“Every five years in China, man
They make a new development plan
The time has come for number 13
The “十三五” (shisanwu),
That’s what it means”
This is the refrain of a propaganda video song (https://www.youtube.com/watch?v=m91zBt94Ll0).
It’s weird I can assure you, and it is intended for English speakers, in order to explain how a five-year plan works in China. Now let’s try to underline the main macroeconomic features of the 13th Five-Year Plan (FYP) that goes from 2016 to 2020.
The 13th FYP has been released on the 5th of March during the opening meeting of the fourth session of the 12th National People’s Congress. Li Keqiang, the current Prime Minister, has illustrated the document and it will be the first FYP under Xi Jinping’s presidency.
The main macroeconomic feature of the 13th FYP regards economic growth. China has set a target of GDP growth from 6,5% to 7%. There are two reasons for this specific target.
First, its feasibility. In fact, such a rate is more than respectable considering the trend of global markets and it cannot be reached without any new stimulus. China aims to increase its M2 money supply to 13% (creating Yuan 17,9 trillion in new finance), to expand its fiscal deficit to Yuan 2,18 trillion and to extend its general payments (subsidies) by 12,2%. This will be a crucial point in the next years, since China is already easing its monetary policy and this path might expose Chinese banks to a huge amount of new non-performing loans and bad debts (385$ is the amount of the new lending in last January period only, a historic peak).
Plus, most monetary-fiscal measures in the plan of this year have already been proposed before. There is no evidence of a new, clear and precise path of reforms, which enables China to move from investment-driven to consumption-led growth.
Second, Xi Jinping, the main architect behind this FYP, set the 6,5% target in a broader sense. He set it in order to double the level of GDP reached in 2010 by the end of the decade and to reach the state of “moderately prosperous society” by 2021, 100th anniversary of the Communist party of China’s foundation.
In order to achieve this goal, the government has promised to lift 50 million of people out of poverty and to provide Internet access to 90% rural villages across the country. In a broader sense, this particular topic is a part of a huge spending plan aimed at the building of infrastructures, which is said to be the engine of the Chinese economy in recent times. This plan also regards airports, seaports, bullet trains, subways and expressways.

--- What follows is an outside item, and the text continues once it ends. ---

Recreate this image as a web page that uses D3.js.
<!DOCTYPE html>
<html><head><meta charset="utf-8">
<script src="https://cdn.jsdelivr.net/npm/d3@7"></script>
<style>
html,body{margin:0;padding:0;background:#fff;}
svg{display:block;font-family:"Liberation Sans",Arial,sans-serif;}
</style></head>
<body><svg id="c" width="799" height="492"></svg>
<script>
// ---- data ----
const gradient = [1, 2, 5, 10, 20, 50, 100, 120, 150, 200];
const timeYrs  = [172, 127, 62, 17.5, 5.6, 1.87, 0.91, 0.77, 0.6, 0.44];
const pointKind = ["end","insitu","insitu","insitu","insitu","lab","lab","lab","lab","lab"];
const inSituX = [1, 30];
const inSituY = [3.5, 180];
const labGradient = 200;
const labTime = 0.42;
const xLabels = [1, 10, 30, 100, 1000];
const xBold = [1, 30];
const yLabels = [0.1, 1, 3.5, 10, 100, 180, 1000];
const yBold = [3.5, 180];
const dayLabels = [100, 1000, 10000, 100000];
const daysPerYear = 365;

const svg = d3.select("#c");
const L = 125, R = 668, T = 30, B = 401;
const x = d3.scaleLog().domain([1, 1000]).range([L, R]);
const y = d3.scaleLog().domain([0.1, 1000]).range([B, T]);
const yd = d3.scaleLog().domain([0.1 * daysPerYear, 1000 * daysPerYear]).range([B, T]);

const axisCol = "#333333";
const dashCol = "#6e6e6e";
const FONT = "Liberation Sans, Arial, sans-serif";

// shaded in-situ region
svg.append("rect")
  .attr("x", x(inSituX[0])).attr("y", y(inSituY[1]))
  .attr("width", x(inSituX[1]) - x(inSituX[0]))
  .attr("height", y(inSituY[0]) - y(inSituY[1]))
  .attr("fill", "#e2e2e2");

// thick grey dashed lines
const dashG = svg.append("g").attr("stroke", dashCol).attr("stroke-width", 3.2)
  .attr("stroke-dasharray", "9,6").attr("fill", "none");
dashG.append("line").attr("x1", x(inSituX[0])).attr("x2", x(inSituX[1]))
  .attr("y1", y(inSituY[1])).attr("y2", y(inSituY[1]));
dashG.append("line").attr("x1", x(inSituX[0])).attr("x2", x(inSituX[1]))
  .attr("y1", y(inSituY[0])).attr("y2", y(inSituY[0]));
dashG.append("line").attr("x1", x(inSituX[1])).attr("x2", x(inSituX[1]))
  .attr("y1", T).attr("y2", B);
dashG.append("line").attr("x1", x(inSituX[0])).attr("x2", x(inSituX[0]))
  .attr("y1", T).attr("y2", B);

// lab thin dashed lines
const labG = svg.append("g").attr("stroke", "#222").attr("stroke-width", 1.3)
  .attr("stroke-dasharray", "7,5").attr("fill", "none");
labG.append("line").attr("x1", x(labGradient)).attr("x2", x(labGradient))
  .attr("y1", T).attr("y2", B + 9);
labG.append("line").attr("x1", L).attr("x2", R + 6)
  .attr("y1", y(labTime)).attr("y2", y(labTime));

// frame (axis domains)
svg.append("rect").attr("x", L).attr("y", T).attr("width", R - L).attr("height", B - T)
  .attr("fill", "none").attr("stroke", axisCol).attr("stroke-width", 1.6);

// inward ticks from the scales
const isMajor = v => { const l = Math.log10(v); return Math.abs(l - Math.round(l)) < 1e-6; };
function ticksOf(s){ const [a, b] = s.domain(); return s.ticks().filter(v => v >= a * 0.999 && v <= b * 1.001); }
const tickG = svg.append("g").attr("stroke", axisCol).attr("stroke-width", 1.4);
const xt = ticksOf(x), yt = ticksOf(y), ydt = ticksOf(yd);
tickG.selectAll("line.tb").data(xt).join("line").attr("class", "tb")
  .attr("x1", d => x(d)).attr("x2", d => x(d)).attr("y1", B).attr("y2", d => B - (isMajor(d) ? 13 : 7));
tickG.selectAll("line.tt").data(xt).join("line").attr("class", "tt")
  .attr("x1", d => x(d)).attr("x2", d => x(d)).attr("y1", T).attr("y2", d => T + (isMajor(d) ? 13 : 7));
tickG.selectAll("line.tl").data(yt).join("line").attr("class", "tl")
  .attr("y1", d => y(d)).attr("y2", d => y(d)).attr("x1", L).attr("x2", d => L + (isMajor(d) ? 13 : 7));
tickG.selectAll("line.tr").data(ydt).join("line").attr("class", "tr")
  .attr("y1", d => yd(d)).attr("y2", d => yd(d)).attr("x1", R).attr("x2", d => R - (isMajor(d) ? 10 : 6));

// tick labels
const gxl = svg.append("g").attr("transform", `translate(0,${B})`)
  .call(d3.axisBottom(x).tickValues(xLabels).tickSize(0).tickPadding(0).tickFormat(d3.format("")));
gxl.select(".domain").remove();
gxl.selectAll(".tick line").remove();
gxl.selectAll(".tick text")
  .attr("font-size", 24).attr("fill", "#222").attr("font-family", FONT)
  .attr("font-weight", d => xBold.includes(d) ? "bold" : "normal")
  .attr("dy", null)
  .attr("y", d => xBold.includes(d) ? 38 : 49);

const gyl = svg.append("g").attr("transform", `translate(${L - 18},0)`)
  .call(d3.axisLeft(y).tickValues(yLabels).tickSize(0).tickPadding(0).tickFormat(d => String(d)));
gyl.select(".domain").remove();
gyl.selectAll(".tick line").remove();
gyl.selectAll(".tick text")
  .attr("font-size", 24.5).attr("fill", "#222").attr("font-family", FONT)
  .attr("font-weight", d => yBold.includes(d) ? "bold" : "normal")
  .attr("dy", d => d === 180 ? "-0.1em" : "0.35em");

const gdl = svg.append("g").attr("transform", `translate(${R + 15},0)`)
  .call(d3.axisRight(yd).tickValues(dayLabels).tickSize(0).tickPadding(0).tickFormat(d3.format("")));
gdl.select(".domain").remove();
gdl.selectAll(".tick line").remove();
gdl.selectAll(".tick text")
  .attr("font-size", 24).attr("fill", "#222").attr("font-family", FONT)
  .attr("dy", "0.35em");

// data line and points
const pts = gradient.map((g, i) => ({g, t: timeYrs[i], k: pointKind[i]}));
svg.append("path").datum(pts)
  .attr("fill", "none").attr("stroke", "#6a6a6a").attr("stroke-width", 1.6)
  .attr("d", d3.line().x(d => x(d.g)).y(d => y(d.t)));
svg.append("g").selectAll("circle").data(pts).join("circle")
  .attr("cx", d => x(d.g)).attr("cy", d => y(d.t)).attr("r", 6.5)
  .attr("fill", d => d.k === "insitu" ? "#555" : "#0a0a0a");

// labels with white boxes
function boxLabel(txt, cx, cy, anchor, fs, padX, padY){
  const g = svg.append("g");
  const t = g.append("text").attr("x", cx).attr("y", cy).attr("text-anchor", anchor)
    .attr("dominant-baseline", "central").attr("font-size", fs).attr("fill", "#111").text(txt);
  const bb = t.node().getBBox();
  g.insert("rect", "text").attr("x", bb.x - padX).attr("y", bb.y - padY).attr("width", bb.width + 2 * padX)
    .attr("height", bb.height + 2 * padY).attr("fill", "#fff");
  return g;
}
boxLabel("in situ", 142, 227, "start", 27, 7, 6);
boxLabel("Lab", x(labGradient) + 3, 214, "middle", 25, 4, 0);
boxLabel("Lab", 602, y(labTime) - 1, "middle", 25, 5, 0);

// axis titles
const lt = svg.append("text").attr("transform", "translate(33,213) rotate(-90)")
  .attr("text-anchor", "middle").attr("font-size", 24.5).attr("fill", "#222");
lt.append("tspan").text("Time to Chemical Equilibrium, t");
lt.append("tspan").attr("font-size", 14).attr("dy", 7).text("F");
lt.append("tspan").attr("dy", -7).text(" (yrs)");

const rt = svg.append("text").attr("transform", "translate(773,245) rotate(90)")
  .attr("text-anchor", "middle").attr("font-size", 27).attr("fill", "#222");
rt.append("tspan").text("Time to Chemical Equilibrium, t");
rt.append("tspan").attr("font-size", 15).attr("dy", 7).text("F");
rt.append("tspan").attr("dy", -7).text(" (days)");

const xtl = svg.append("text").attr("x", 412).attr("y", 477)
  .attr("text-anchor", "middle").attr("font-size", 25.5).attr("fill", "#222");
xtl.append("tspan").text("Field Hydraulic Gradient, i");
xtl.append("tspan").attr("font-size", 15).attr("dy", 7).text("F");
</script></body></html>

From an industrial point of view, the 13th FYP stresses the need to reform several SOE (State Owned Enterprise). These SOE are also called “zombies”, due to their overcapacity and oversupply problems. In fact, as a study of the European Union Chamber of Commerce remarked, the production of steel in China is more than the double of the combined production of the US, Japan, India and Russia, given that current demand for such a commodity has dropped. But it is not only about the steel, it also regards other commodities such as aluminium, cement, chemical and heavy equipment. In addition, the utilisation rates of several SOE have steeply decreased. Louis Kuijs of Oxford Economics, a research institute, calculated that in 2015 the output gap between production and capacity was 13,1% for industry overall, and even larger in heavy industry.
In other words, the SOE problems exist and they are huge.

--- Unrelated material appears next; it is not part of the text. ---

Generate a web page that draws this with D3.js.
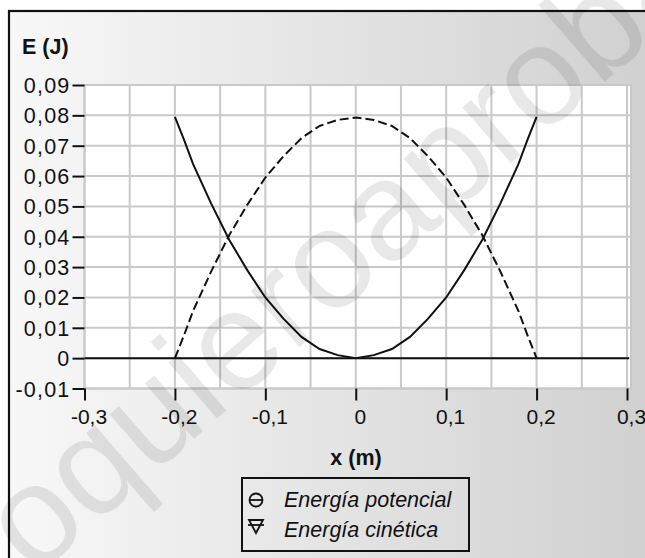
<!DOCTYPE html>
<html>
<head>
<meta charset="utf-8">
<style>
    body {
        margin: 0px;
        padding: 0px;
        background-color: white;
        overflow: hidden;
    }
    svg text {
        font-family: "Liberation Sans", Arial, sans-serif;
        fill: #111;
    }
    .grid line {
        stroke: #c9c9c9;
        stroke-width: 2px;
    }
    .axis-title {
        font-size: 21.5px;
        font-weight: bold;
    }
    .legend-label {
        font-size: 21.5px;
        font-style: italic;
    }
</style>
</head>
<body>
<script src="https://d3js.org/d3.v7.min.js"></script>
<script>
// values
var posX = [-0.2, -0.19, -0.18, -0.16, -0.14, -0.12, -0.1, -0.08, -0.06, -0.04, -0.02, 0,
            0.02, 0.04, 0.06, 0.08, 0.1, 0.12, 0.14, 0.16, 0.18, 0.19, 0.2];
var ePotencial = [0.0795, 0.072, 0.064, 0.051, 0.039, 0.029, 0.020, 0.013, 0.007, 0.003, 0.001, 0,
                  0.001, 0.003, 0.007, 0.013, 0.020, 0.029, 0.039, 0.051, 0.064, 0.072, 0.0795];
var eCinetica = [0, 0.0075, 0.0155, 0.0285, 0.0405, 0.0505, 0.0595, 0.0665, 0.0725, 0.0765, 0.0785, 0.0793,
                 0.0785, 0.0765, 0.0725, 0.0665, 0.0595, 0.0505, 0.0405, 0.0285, 0.0155, 0.0075, 0];
var xTicks = [-0.3, -0.2, -0.1, 0, 0.1, 0.2, 0.3];
var yTicks = [-0.01, 0, 0.01, 0.02, 0.03, 0.04, 0.05, 0.06, 0.07, 0.08, 0.09];
var xGrid = [-0.3, -0.25, -0.2, -0.15, -0.1, -0.05, 0, 0.05, 0.1, 0.15, 0.2, 0.25, 0.3];
var legendNames = ["Energía potencial", "Energía cinética"];

var width = 645, height = 558;

var x = d3.scaleLinear().domain([-0.3, 0.3]).range([84.5, 627]);
var y = d3.scaleLinear().domain([-0.01, 0.09]).range([388.5, 85]);

// comma decimals, plain hyphen for negatives
var fmt = function(d) { return String(+d.toFixed(2)).replace(".", ","); };

var svg = d3.select("body").append("svg")
    .attr("width", width)
    .attr("height", height);

var defs = svg.append("defs");
var grad = defs.append("linearGradient")
    .attr("id", "bg")
    .attr("x1", "0%").attr("y1", "0%")
    .attr("x2", "100%").attr("y2", "0%");
grad.append("stop").attr("offset", "0%").attr("stop-color", "#f8f8f8");
grad.append("stop").attr("offset", "100%").attr("stop-color", "#d0d0d0");

// outer frame
svg.append("rect")
    .attr("x", 9).attr("y", 11)
    .attr("width", width).attr("height", height)
    .attr("fill", "url(#bg)")
    .attr("stroke", "#111")
    .attr("stroke-width", 2.2);

// plot area
svg.append("rect")
    .attr("x", x(-0.3)).attr("y", y(0.09))
    .attr("width", x(0.3) - x(-0.3) + 4).attr("height", y(-0.01) - y(0.09))
    .attr("fill", "white")
    .attr("stroke", "#c9c9c9")
    .attr("stroke-width", 2);

var grid = svg.append("g").attr("class", "grid");
grid.selectAll(".vg")
    .data(xGrid)
    .enter().append("line")
    .attr("x1", function(d) { return x(d); })
    .attr("x2", function(d) { return x(d); })
    .attr("y1", y(0.09))
    .attr("y2", y(-0.01));
grid.selectAll(".hg")
    .data(yTicks)
    .enter().append("line")
    .attr("x1", x(-0.3))
    .attr("x2", x(0.3) + 4)
    .attr("y1", function(d) { return y(d); })
    .attr("y2", function(d) { return y(d); });

// zero line
svg.append("line")
    .attr("x1", x(-0.3)).attr("x2", x(0.3) + 2)
    .attr("y1", y(0)).attr("y2", y(0))
    .attr("stroke", "#111")
    .attr("stroke-width", 2);

// axes
var xAxis = d3.axisBottom(x)
    .tickValues(xTicks)
    .tickSize(12)
    .tickFormat(fmt);
var yAxis = d3.axisLeft(y)
    .tickValues(yTicks)
    .tickSize(12)
    .tickFormat(fmt);

var gx = svg.append("g")
    .attr("transform", "translate(0," + y(-0.01) + ")")
    .call(xAxis);
gx.select(".domain").remove();
gx.selectAll(".tick line").attr("stroke", "#111").attr("stroke-width", 2);
gx.selectAll(".tick text")
    .attr("fill", null)
    .style("font-family", "'Liberation Sans', Arial, sans-serif")
    .style("font-size", "21px")
    .attr("dx", 4)
    .attr("y", 35)
    .attr("dy", 0);

var gy = svg.append("g")
    .attr("transform", "translate(" + x(-0.3) + ",0)")
    .call(yAxis);
gy.select(".domain").remove();
gy.selectAll(".tick line").attr("stroke", "#111").attr("stroke-width", 2);
gy.selectAll(".tick text")
    .attr("fill", null)
    .style("font-family", "'Liberation Sans', Arial, sans-serif")
    .style("font-size", "21.5px")
    .style("letter-spacing", "1.2px")
    .attr("x", -14)
    .attr("dy", "0.35em");

// curves
var line = d3.line()
    .x(function(d) { return x(d[0]); })
    .y(function(d) { return y(d[1]); });

svg.append("path")
    .datum(posX.map(function(v, i) { return [v, ePotencial[i]]; }))
    .attr("d", line)
    .attr("fill", "none")
    .attr("stroke", "#111")
    .attr("stroke-width", 2);

svg.append("path")
    .datum(posX.map(function(v, i) { return [v, eCinetica[i]]; }))
    .attr("d", line)
    .attr("fill", "none")
    .attr("stroke", "#111")
    .attr("stroke-width", 2)
    .attr("stroke-dasharray", "9,4");

// titles
svg.append("text")
    .attr("class", "axis-title")
    .attr("x", 22).attr("y", 54)
    .text("E (J)");
svg.append("text")
    .attr("class", "axis-title")
    .attr("x", 356).attr("y", 465)
    .style("text-anchor", "middle")
    .text("x (m)");

// legend
var leg = svg.append("g");
leg.append("rect")
    .attr("x", 242).attr("y", 478)
    .attr("width", 227).attr("height", 73)
    .attr("fill", "none")
    .attr("stroke", "#111")
    .attr("stroke-width", 2);

leg.append("circle")
    .attr("cx", 256).attr("cy", 500)
    .attr("r", 6.5)
    .attr("fill", "none").attr("stroke", "#111").attr("stroke-width", 1.8);
leg.append("line")
    .attr("x1", 249.5).attr("x2", 262.5)
    .attr("y1", 500).attr("y2", 500)
    .attr("stroke", "#111").attr("stroke-width", 1.8);

leg.append("path")
    .attr("d", "M249,520 L263,520 L256,533 Z")
    .attr("fill", "none").attr("stroke", "#111").attr("stroke-width", 1.8);
leg.append("line")
    .attr("x1", 248).attr("x2", 264)
    .attr("y1", 525).attr("y2", 525)
    .attr("stroke", "#111").attr("stroke-width", 1.8);

leg.selectAll(".legend-label")
    .data(legendNames)
    .enter().append("text")
    .attr("class", "legend-label")
    .attr("x", 284)
    .attr("y", function(d, i) { return 507 + i * 30; })
    .text(function(d) { return d; });

// watermark
svg.append("text")
    .attr("transform", "translate(-19,624) rotate(-41)")
    .style("font-size", "140px")
    .style("fill", "#000")
    .style("opacity", 0.085)
    .text("yoquieroaprobar.es");
</script>
</body>
</html>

However, the 13th FYP document does not provide precise details on the specifics of the reforms and their timeline implementation. The path of privatisation is not taken into account for sure, while new mergers, reorganizations and debt restructuring seem to be more a favourable way for the government. Still, such a strategy would put more pressure on a monetary-fiscal system, which is already burdened with many responsibilities. Deutsche Bank estimates that a third of the companies that are taking on more debt to cover existing loan repayments is made up of industries with overcapacity.

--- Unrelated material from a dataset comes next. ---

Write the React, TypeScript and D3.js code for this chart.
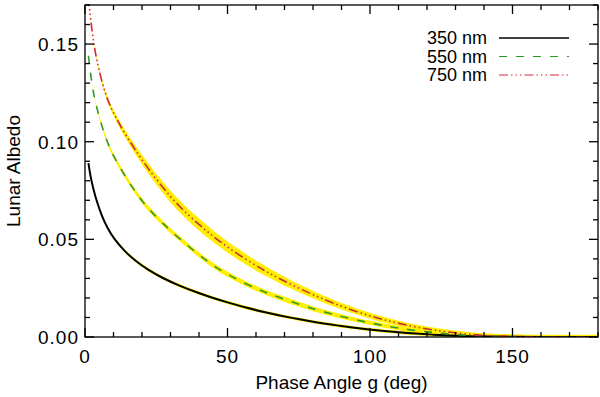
import React, { useEffect, useRef } from 'react';
import * as d3 from 'd3';

// phase angle samples (deg)
const phaseAngles = [1.2, 2, 3, 4, 6, 8, 10, 14, 18, 22, 27, 33, 40, 45, 50, 57, 63, 68, 75, 81, 87, 93, 100, 105, 110, 116, 122, 128, 135, 142, 150, 160, 170, 180];

const albedo350 = [0.089, 0.0815, 0.0755, 0.070, 0.0615, 0.0555, 0.0505, 0.0437, 0.0386, 0.0345, 0.0303, 0.0263, 0.0224, 0.0199, 0.0177, 0.0148, 0.0127, 0.0111, 0.0091, 0.0075, 0.0062, 0.0050, 0.0038, 0.0031, 0.0024, 0.0017, 0.0012, 0.0008, 0.0004, 0.0002, 0.0001, 0.00003, 0, 0];
const albedo550 = [0.144, 0.134, 0.1245, 0.118, 0.1075, 0.099, 0.0925, 0.0825, 0.0735, 0.066, 0.0585, 0.0505, 0.042, 0.0365, 0.032, 0.0268, 0.023, 0.0203, 0.0168, 0.014, 0.0116, 0.0094, 0.0072, 0.0058, 0.0045, 0.0033, 0.0023, 0.0015, 0.0008, 0.0004, 0.0001, 0.00002, 0, 0];
const albedo750 = [0.174, 0.162, 0.151, 0.1425, 0.130, 0.121, 0.1145, 0.104, 0.095, 0.0865, 0.077, 0.0668, 0.0575, 0.0515, 0.046, 0.0392, 0.034, 0.030, 0.025, 0.021, 0.0174, 0.0141, 0.0108, 0.0088, 0.007, 0.0051, 0.0036, 0.0024, 0.0013, 0.0006, 0.0002, 0.00005, 0.00001, 0];

// half-width of the yellow uncertainty band
const spread350 = [0, 0, 0, 0, 0.0002, 0.0003, 0.0004, 0.0005, 0.0005, 0.0005, 0.0005, 0.0005, 0.0005, 0.0005, 0.0005, 0.0005, 0.0005, 0.0005, 0.0005, 0.0005, 0.0005, 0.0005, 0.0005, 0.0005, 0.0005, 0.0005, 0.0005, 0.0005, 0.0005, 0.0005, 0.0005, 0.0005, 0.0005, 0.0005];
const spread550 = [0, 0, 0, 0.0003, 0.0005, 0.0007, 0.0008, 0.0009, 0.001, 0.001, 0.001, 0.001, 0.001, 0.001, 0.001, 0.001, 0.001, 0.001, 0.001, 0.0009, 0.0009, 0.0008, 0.0008, 0.0008, 0.0007, 0.0007, 0.0007, 0.0007, 0.0007, 0.0007, 0.0007, 0.0007, 0.0007, 0.0007];
const spread750 = [0, 0, 0, 0.0003, 0.0006, 0.0009, 0.0012, 0.0016, 0.002, 0.0023, 0.0026, 0.0028, 0.0028, 0.0027, 0.0026, 0.0024, 0.0022, 0.002, 0.0018, 0.0016, 0.0014, 0.0013, 0.0012, 0.0011, 0.001, 0.0009, 0.0009, 0.0008, 0.0008, 0.0008, 0.0008, 0.0008, 0.0008, 0.0008];

const seriesLabels = ['350 nm', '550 nm', '750 nm'];
const xTicks = [0, 50, 100, 150];
const yTicks = [0, 0.05, 0.1, 0.15];

const App = () => {
    const svgRef = useRef<SVGSVGElement>(null);

    useEffect(() => {
        const width = 600;
        const height = 397;
        const margin = { top: 5, right: 2, bottom: 60, left: 85 };
        const font = 'Liberation Sans, Arial, Helvetica, sans-serif';

        const svg = d3.select(svgRef.current)
            .attr('width', width)
            .attr('height', height);
        svg.selectAll('*').remove();

        const x = d3.scaleLinear().domain([0, 180]).range([margin.left, width - margin.right]);
        const y = d3.scaleLinear().domain([0, 0.17]).range([height - margin.bottom, margin.top]);

        svg.append('rect').attr('width', width).attr('height', height).attr('fill', '#fff');

        svg.append('clipPath').attr('id', 'plotclip')
            .append('rect')
            .attr('x', x(0)).attr('y', y(0.17))
            .attr('width', x(180) - x(0)).attr('height', y(0) - y(0.17));

        const plot = svg.append('g').attr('clip-path', 'url(#plotclip)');

        const series = [
            { values: albedo350, spread: spread350, color: '#000', dash: null, w: 2 },
            { values: albedo550, spread: spread550, color: '#2e9a2e', dash: '8,9', w: 1.6 },
            { values: albedo750, spread: spread750, color: '#d02a3a', dash: '9,3,1.5,3,1.5,3,1.5,3', w: 1.6 },
        ];

        const band = d3.area<number>()
            .x((_, i) => x(phaseAngles[i]))
            .curve(d3.curveBasis);

        series.forEach(s => {
            plot.append('path')
                .datum(s.values)
                .attr('fill', '#ffee00')
                .attr('d', band
                    .y0((d, i) => y(d - s.spread[i] - 0.0003))
                    .y1((d, i) => y(d + s.spread[i] + 0.0003)));
        });

        const line = d3.line<number>()
            .x((_, i) => x(phaseAngles[i]))
            .y(d => y(d))
            .curve(d3.curveBasis);

        series.forEach(s => {
            plot.append('path')
                .datum(s.values)
                .attr('fill', 'none')
                .attr('stroke', s.color)
                .attr('stroke-width', s.w)
                .attr('stroke-dasharray', s.dash)
                .attr('d', line);
        });

        // frame with ticks on all sides
        const axes = svg.append('g').attr('stroke', '#000').attr('stroke-width', 1.3);
        const x0 = x(0), x1 = x(180), y0 = y(0), y1 = y(0.17);
        axes.append('rect')
            .attr('x', x0).attr('y', y1)
            .attr('width', x1 - x0).attr('height', y0 - y1)
            .attr('fill', 'none');

        d3.range(0, 181, 10).forEach(t => {
            const len = t % 50 === 0 ? 9 : 5;
            axes.append('line').attr('x1', x(t)).attr('x2', x(t)).attr('y1', y0).attr('y2', y0 - len);
            axes.append('line').attr('x1', x(t)).attr('x2', x(t)).attr('y1', y1).attr('y2', y1 + len);
        });
        d3.range(0, 18).forEach(k => {
            const t = k * 0.01;
            const len = k % 5 === 0 ? 9 : 5;
            axes.append('line').attr('x1', x0).attr('x2', x0 + len).attr('y1', y(t)).attr('y2', y(t));
            axes.append('line').attr('x1', x1).attr('x2', x1 - len).attr('y1', y(t)).attr('y2', y(t));
        });

        svg.selectAll('.xtick')
            .data(xTicks)
            .enter()
            .append('text')
            .attr('x', d => x(d))
            .attr('y', y0 + 26)
            .attr('text-anchor', 'middle')
            .style('font-family', font)
            .style('font-size', '19px')
            .style('letter-spacing', '1px')
            .text(d => d3.format('d')(d));

        svg.selectAll('.ytick')
            .data(yTicks)
            .enter()
            .append('text')
            .attr('x', x0 - 6)
            .attr('y', d => y(d) + 7)
            .attr('text-anchor', 'end')
            .style('font-family', font)
            .style('font-size', '19px')
            .style('letter-spacing', '1px')
            .text(d => d3.format('.2f')(d));

        svg.append('text')
            .attr('x', (x0 + x1) / 2)
            .attr('y', 389)
            .attr('text-anchor', 'middle')
            .style('font-family', font)
            .style('font-size', '19px')
            .text('Phase Angle g (deg)');

        svg.append('text')
            .attr('transform', `translate(20,${(y0 + y1) / 2}) rotate(-90)`)
            .attr('text-anchor', 'middle')
            .style('font-family', font)
            .style('font-size', '19px')
            .text('Lunar Albedo');

        // legend
        const legend = svg.append('g');
        series.forEach((s, i) => {
            const ly = 38 + i * 18.5;
            legend.append('text')
                .attr('x', 487)
                .attr('y', ly + 6)
                .attr('text-anchor', 'end')
                .style('font-family', font)
                .style('font-size', '18px')
                .text(seriesLabels[i]);
            legend.append('line')
                .attr('x1', 499).attr('x2', 569)
                .attr('y1', ly).attr('y2', ly)
                .attr('stroke', s.color)
                .attr('stroke-width', s.w - 0.4)
                .attr('stroke-dasharray', s.dash);
        });
    }, []);

    return (
        <div style={{ position: 'absolute', left: 0, top: 0 }}>
            <svg ref={svgRef}></svg>
        </div>
    );
};

export default App;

Unfortunately the lack of precise information in the 13th FYP does not allow further analysis about it. However, it seems clear that the expectations of bold reforms have been deceived, starting from the usual GDP growth target, which despite the Chinese forecast the IMF predicts to be around 6,3% at its best, to the absence of any important market-driving reform.
We can expect the decisions taken by the Chinese government to turn out to be sufficiently correct, but what the actual outcome will be remains to be seen.